──────── Data to process

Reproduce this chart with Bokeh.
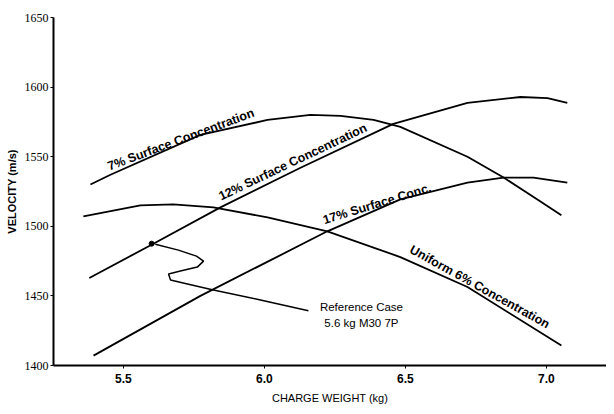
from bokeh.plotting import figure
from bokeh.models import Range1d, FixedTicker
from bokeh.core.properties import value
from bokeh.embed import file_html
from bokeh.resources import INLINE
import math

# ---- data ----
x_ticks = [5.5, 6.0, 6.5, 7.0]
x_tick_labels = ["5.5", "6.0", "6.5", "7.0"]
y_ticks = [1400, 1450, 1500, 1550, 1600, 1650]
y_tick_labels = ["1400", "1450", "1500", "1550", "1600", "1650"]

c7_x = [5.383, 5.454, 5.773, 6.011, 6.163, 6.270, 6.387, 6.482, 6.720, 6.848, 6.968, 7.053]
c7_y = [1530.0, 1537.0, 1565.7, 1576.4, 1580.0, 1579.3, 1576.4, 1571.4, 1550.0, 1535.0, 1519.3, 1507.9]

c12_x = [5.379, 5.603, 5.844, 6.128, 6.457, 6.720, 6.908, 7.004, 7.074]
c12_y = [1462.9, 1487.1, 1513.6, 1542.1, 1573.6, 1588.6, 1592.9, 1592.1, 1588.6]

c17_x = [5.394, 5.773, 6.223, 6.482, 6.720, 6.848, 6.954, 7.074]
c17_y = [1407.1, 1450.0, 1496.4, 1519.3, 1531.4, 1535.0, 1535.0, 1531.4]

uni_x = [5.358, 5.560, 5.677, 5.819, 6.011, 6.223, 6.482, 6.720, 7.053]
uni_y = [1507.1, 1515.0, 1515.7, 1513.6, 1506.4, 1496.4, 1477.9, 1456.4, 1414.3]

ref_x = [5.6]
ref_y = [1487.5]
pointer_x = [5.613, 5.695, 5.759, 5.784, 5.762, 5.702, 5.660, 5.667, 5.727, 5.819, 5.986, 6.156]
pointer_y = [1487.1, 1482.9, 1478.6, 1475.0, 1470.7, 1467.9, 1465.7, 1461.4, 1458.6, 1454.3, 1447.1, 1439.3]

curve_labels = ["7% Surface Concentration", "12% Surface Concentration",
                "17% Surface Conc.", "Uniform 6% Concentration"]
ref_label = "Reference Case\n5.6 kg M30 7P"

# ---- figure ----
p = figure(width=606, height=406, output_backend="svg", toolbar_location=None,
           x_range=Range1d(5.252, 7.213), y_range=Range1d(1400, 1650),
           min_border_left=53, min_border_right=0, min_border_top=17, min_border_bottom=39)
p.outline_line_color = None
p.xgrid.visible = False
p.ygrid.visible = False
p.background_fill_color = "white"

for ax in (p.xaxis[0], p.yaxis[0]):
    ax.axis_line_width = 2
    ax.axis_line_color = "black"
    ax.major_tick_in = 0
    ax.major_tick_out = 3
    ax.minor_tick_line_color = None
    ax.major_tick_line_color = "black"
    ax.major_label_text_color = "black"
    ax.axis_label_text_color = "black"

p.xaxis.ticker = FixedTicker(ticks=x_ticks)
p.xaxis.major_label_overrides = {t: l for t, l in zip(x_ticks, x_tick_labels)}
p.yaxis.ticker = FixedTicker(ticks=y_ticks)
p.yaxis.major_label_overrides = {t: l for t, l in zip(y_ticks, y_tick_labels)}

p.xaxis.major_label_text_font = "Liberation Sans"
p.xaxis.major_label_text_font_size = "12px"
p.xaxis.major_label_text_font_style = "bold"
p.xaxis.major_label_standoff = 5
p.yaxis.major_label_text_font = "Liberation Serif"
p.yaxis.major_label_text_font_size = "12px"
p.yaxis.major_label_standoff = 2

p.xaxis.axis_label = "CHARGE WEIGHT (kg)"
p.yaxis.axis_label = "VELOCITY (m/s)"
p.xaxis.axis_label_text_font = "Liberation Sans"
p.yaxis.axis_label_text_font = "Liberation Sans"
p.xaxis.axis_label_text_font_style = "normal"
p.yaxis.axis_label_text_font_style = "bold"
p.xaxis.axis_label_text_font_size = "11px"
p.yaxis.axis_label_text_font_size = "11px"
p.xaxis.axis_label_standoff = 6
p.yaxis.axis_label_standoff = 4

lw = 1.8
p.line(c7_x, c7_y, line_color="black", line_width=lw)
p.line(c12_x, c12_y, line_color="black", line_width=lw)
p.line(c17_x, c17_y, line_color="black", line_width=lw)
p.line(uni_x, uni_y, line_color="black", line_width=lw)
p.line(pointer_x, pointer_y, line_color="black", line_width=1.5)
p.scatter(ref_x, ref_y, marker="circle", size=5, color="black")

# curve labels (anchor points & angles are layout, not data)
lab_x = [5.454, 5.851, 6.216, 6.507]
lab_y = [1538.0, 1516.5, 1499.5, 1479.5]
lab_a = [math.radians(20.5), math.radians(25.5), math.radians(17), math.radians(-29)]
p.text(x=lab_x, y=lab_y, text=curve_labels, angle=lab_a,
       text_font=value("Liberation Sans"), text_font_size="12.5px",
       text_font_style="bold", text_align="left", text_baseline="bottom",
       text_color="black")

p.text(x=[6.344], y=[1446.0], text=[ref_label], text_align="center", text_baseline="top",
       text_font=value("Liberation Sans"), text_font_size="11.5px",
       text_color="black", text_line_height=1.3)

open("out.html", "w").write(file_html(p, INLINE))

────────────────
──────── Data to process

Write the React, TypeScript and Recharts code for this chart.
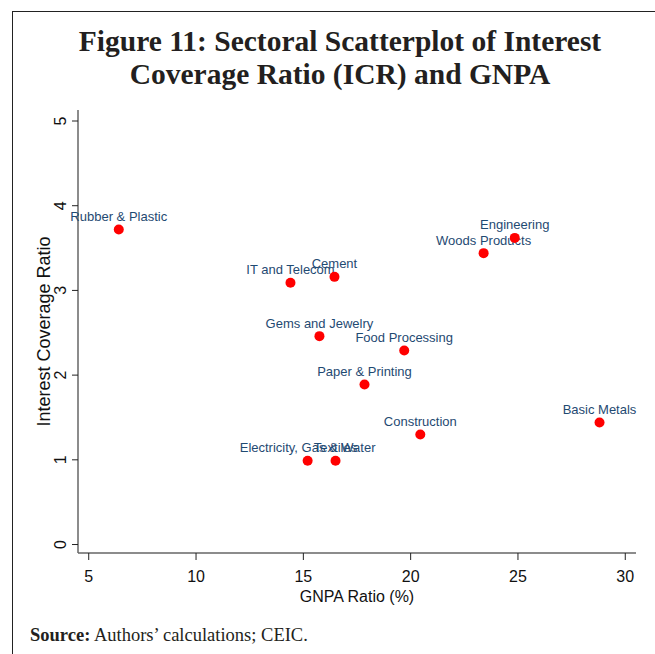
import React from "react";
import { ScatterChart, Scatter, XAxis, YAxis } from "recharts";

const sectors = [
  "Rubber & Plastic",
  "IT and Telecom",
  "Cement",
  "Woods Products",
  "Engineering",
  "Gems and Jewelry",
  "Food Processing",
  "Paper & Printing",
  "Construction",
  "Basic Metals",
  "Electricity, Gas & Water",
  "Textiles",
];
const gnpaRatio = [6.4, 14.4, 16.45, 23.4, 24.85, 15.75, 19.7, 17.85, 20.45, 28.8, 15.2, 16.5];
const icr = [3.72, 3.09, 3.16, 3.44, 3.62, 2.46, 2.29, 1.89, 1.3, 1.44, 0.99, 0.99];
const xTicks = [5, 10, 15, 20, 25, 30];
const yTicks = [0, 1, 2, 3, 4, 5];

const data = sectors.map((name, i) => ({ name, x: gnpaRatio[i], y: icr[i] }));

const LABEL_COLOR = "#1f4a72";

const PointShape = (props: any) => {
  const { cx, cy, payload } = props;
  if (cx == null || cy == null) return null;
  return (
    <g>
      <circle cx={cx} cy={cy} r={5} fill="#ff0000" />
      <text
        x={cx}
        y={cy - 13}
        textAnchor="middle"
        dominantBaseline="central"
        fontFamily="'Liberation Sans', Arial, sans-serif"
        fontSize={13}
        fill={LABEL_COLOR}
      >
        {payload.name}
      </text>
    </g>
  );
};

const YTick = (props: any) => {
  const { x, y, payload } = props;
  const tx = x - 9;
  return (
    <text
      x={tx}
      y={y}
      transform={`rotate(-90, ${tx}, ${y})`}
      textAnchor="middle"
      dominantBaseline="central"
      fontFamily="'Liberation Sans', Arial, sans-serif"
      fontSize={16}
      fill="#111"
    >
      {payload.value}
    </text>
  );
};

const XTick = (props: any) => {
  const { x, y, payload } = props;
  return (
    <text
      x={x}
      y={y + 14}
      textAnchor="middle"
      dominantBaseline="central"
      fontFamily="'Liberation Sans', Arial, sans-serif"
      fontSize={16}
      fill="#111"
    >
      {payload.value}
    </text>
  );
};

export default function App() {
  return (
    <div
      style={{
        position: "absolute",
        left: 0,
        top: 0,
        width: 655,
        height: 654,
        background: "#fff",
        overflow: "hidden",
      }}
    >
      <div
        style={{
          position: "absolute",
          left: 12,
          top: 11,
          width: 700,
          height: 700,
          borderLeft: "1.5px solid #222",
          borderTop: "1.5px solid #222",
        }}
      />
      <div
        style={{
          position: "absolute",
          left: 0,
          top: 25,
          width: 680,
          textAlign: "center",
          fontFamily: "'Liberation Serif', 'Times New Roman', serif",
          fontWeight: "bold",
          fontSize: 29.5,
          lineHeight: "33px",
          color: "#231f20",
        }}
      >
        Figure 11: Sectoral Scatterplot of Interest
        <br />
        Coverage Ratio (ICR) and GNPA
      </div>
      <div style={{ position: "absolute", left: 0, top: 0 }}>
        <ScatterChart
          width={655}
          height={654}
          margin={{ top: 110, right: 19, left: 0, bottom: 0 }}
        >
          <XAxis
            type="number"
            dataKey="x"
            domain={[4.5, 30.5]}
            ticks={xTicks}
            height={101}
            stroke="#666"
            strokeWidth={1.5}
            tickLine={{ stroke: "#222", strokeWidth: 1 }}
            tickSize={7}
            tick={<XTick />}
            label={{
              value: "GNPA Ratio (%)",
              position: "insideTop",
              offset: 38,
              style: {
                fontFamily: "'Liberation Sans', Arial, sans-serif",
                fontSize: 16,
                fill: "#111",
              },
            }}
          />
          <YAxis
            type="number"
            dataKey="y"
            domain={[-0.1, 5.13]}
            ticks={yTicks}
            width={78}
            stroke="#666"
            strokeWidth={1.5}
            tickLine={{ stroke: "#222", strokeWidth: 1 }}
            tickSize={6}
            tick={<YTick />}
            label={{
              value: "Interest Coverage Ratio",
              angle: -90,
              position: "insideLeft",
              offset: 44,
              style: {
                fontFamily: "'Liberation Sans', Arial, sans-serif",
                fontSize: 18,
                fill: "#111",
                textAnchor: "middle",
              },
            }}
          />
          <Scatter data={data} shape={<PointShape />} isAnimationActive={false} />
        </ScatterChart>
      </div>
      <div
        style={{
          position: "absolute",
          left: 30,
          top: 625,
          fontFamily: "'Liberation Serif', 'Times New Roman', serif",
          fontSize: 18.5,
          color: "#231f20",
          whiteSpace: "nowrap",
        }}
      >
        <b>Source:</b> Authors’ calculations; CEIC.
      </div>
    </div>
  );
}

────────────────
──────── Data to process

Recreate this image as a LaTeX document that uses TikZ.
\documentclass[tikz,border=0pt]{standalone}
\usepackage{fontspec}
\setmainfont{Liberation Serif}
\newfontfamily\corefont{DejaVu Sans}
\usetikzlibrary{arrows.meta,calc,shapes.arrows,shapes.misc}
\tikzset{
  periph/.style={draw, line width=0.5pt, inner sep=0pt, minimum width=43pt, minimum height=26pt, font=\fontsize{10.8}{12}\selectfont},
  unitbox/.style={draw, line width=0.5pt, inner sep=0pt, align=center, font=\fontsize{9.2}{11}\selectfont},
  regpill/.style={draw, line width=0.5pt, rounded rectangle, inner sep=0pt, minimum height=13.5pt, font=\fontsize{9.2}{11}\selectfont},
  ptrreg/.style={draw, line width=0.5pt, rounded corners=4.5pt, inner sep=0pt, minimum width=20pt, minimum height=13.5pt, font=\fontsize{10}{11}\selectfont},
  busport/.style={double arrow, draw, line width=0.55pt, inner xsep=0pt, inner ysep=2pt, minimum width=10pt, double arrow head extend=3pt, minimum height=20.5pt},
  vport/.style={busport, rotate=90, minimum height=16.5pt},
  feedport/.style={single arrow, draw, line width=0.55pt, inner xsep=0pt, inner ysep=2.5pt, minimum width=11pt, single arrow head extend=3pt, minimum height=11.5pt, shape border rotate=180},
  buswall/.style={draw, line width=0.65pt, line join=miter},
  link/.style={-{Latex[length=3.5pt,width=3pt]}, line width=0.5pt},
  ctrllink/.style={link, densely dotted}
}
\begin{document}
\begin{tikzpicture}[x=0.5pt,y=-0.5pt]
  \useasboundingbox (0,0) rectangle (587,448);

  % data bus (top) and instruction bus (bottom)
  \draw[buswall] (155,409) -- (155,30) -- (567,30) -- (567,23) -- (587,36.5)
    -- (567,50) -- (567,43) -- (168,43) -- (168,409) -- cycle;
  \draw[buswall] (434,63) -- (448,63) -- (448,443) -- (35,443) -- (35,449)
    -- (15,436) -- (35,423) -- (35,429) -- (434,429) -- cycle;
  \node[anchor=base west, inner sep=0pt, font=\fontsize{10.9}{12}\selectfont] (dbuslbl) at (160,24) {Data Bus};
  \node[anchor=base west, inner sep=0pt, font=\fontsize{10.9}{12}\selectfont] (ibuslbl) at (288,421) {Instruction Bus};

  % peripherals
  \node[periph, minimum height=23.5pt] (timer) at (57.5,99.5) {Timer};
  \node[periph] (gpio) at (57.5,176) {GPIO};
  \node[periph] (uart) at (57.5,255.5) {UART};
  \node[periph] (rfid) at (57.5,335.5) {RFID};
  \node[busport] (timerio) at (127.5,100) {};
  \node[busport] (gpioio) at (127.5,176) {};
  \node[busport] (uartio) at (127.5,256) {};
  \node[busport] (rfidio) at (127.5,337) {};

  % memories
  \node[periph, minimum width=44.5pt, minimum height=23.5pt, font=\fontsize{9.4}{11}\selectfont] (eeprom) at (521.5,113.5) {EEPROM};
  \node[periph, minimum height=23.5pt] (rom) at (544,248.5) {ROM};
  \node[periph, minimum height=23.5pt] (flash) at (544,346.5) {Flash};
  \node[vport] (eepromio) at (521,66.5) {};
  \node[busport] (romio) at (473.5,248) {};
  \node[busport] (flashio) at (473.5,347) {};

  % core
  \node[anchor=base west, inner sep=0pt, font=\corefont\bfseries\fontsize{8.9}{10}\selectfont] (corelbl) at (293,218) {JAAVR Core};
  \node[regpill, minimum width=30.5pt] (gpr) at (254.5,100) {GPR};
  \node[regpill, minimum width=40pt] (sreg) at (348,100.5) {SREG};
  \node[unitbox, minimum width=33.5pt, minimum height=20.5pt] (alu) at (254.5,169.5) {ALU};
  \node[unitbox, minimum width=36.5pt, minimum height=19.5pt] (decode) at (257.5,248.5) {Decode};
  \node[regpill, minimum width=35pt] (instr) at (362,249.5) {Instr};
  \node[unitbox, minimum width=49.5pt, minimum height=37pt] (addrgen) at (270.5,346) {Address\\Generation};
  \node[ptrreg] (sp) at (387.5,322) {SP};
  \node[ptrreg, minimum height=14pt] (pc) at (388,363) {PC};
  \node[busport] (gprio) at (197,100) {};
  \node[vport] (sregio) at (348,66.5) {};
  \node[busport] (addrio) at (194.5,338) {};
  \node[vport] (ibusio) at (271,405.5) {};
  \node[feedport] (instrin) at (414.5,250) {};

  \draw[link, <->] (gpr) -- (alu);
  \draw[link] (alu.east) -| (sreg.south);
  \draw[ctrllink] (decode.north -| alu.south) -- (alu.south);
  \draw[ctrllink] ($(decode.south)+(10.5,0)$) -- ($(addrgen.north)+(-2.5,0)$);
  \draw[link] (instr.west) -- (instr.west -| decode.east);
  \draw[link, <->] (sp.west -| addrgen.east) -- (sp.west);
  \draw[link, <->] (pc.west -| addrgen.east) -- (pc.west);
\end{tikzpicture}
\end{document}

────────────────

To do: All lines above from the one containing "Write the React, TypeScript" through the one containing "Scatter, XAxis, YAxis" are to be quoted exactly, and only those; pictures are left out.

Full output:
Write the React, TypeScript and Recharts code for this chart.
import React from "react";
import { ScatterChart, Scatter, XAxis, YAxis } from "recharts";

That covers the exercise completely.